To do:
Word for word, quote all of the material, omitting the pictures.

Recorded information:
>> Begin

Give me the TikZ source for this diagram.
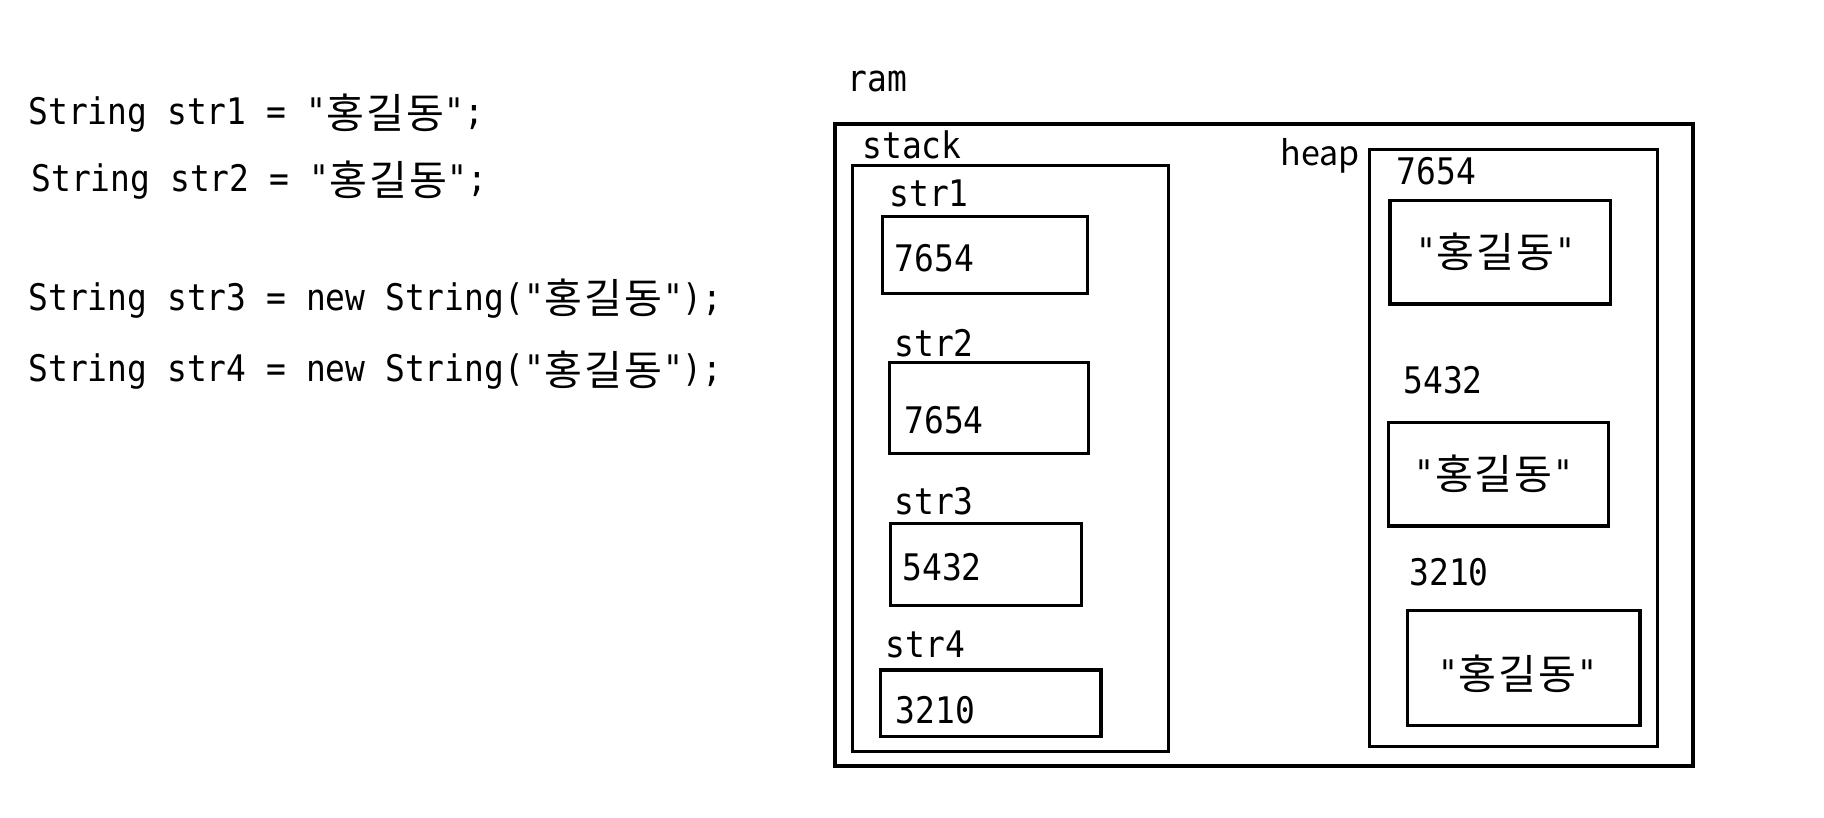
\documentclass[tikz,border=0pt]{standalone}
\usepackage{fontspec}
\usetikzlibrary{fit}
\newfontfamily\monofnt{DejaVu Sans Mono}[FakeStretch=0.90]
\newfontfamily\krfnt{Noto Sans CJK KR}
\newfontfamily\heapfnt{Noto Sans CJK KR}
\newcommand\kc[1]{\makebox[19.85pt][c]{\raisebox{-1.7pt}{\krfnt\fontsize{20.6pt}{24pt}\selectfont #1}}}
\newcommand\HGD{\kc{홍}\kc{길}\kc{동}}
\tikzset{
  txt/.style={font=\monofnt\fontsize{18.3pt}{22pt}\selectfont, inner sep=0pt, anchor=base west},
  heaplbl/.style={font=\heapfnt\fontsize{17pt}{20pt}\selectfont, inner sep=0pt, anchor=base west},
  outerbox/.style={draw=black, line width=2pt, inner sep=0pt},
  membox/.style={draw=black, line width=1.75pt, inner sep=0pt},
}
\begin{document}
\begin{tikzpicture}[x=0.5pt,y=-0.5pt]
\useasboundingbox (0,0) rectangle (1824,818);
% code lines
\node[txt] (c1) at (28,125) {String str1 = "\HGD";};
\node[txt] (c2) at (31,191.7) {String str2 = "\HGD";};
\node[txt] (c3) at (28,310) {String str3 = new String("\HGD");};
\node[txt] (c4) at (28,381.7) {String str4 = new String("\HGD");};
% boxes
\node[outerbox, fit={(835,124.5) (1692.6,765.5)}] (ram) {};
\node[membox, fit={(852.5,165.7) (1168.7,751.7)}] (stack) {};
\node[membox, fit={(882.7,216.7) (1087.7,293.3)}] (s1box) {};
\node[membox, fit={(889.3,362.7) (1088.7,453.3)}] (s2box) {};
\node[membox, fit={(890.3,523.3) (1081.3,605.3)}] (s3box) {};
\node[membox, fit={(880.3,670) (1101,736.7)}] (s4box) {};
\node[membox, fit={(1369.3,149.4) (1657.3,746.4)}] (heap) {};
\node[membox, fit={(1390,200.5) (1610.7,304)}] (h1box) {};
\node[membox, fit={(1388.3,422.3) (1608.3,525.8)}] (h2box) {};
\node[membox, fit={(1407.3,610.3) (1640,725.3)}] (h3box) {};
% labels
\node[txt] (ramlbl) at (847,91.7) {ram};
\node[txt] (stacklbl) at (862,158.3) {stack};
\node[txt] (s1lbl) at (889,206.7) {str1};
\node[txt] (s1val) at (894.5,271) {7654};
\node[txt] (s2lbl) at (894,356.7) {str2};
\node[txt] (s2val) at (904,433.3) {7654};
\node[txt] (s3lbl) at (894,514) {str3};
\node[txt] (s3val) at (902,580) {5432};
\node[txt] (s4lbl) at (885.5,657.3) {str4};
\node[txt] (s4val) at (895.5,723.3) {3210};
\node[heaplbl] (heaplbl) at (1280,165.4) {heap};
\node[txt] (h1lbl) at (1396.5,184.5) {7654};
\node[txt] (h2lbl) at (1403,393.6) {5432};
\node[txt] (h3lbl) at (1409,585.8) {3210};
\node[txt, anchor=base] (h1val) at (1495.5,264) {"\HGD"};
\node[txt, anchor=base] (h2val) at (1493.9,486) {"\HGD"};
\node[txt, anchor=base] (h3val) at (1517.5,686) {"\HGD"};
\end{tikzpicture}
\end{document}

>> End

Solution to this task:
Give me the TikZ source for this diagram.
\documentclass[tikz,border=0pt]{standalone}
\usepackage{fontspec}
\usetikzlibrary{fit}
\newfontfamily\monofnt{DejaVu Sans Mono}[FakeStretch=0.90]
\newfontfamily\krfnt{Noto Sans CJK KR}
\newfontfamily\heapfnt{Noto Sans CJK KR}
\newcommand\kc[1]{\makebox[19.85pt][c]{\raisebox{-1.7pt}{\krfnt\fontsize{20.6pt}{24pt}\selectfont #1}}}
\newcommand\HGD{\kc{홍}\kc{길}\kc{동}}
\tikzset{
  txt/.style={font=\monofnt\fontsize{18.3pt}{22pt}\selectfont, inner sep=0pt, anchor=base west},
  heaplbl/.style={font=\heapfnt\fontsize{17pt}{20pt}\selectfont, inner sep=0pt, anchor=base west},
  outerbox/.style={draw=black, line width=2pt, inner sep=0pt},
  membox/.style={draw=black, line width=1.75pt, inner sep=0pt},
}
\begin{document}
\begin{tikzpicture}[x=0.5pt,y=-0.5pt]
\useasboundingbox (0,0) rectangle (1824,818);
% code lines
\node[txt] (c1) at (28,125) {String str1 = "\HGD";};
\node[txt] (c2) at (31,191.7) {String str2 = "\HGD";};
\node[txt] (c3) at (28,310) {String str3 = new String("\HGD");};
\node[txt] (c4) at (28,381.7) {String str4 = new String("\HGD");};
% boxes
\node[outerbox, fit={(835,124.5) (1692.6,765.5)}] (ram) {};
\node[membox, fit={(852.5,165.7) (1168.7,751.7)}] (stack) {};
\node[membox, fit={(882.7,216.7) (1087.7,293.3)}] (s1box) {};
\node[membox, fit={(889.3,362.7) (1088.7,453.3)}] (s2box) {};
\node[membox, fit={(890.3,523.3) (1081.3,605.3)}] (s3box) {};
\node[membox, fit={(880.3,670) (1101,736.7)}] (s4box) {};
\node[membox, fit={(1369.3,149.4) (1657.3,746.4)}] (heap) {};
\node[membox, fit={(1390,200.5) (1610.7,304)}] (h1box) {};
\node[membox, fit={(1388.3,422.3) (1608.3,525.8)}] (h2box) {};
\node[membox, fit={(1407.3,610.3) (1640,725.3)}] (h3box) {};
% labels
\node[txt] (ramlbl) at (847,91.7) {ram};
\node[txt] (stacklbl) at (862,158.3) {stack};
\node[txt] (s1lbl) at (889,206.7) {str1};
\node[txt] (s1val) at (894.5,271) {7654};
\node[txt] (s2lbl) at (894,356.7) {str2};
\node[txt] (s2val) at (904,433.3) {7654};
\node[txt] (s3lbl) at (894,514) {str3};
\node[txt] (s3val) at (902,580) {5432};
\node[txt] (s4lbl) at (885.5,657.3) {str4};
\node[txt] (s4val) at (895.5,723.3) {3210};
\node[heaplbl] (heaplbl) at (1280,165.4) {heap};
\node[txt] (h1lbl) at (1396.5,184.5) {7654};
\node[txt] (h2lbl) at (1403,393.6) {5432};
\node[txt] (h3lbl) at (1409,585.8) {3210};
\node[txt, anchor=base] (h1val) at (1495.5,264) {"\HGD"};
\node[txt, anchor=base] (h2val) at (1493.9,486) {"\HGD"};
\node[txt, anchor=base] (h3val) at (1517.5,686) {"\HGD"};
\end{tikzpicture}
\end{document}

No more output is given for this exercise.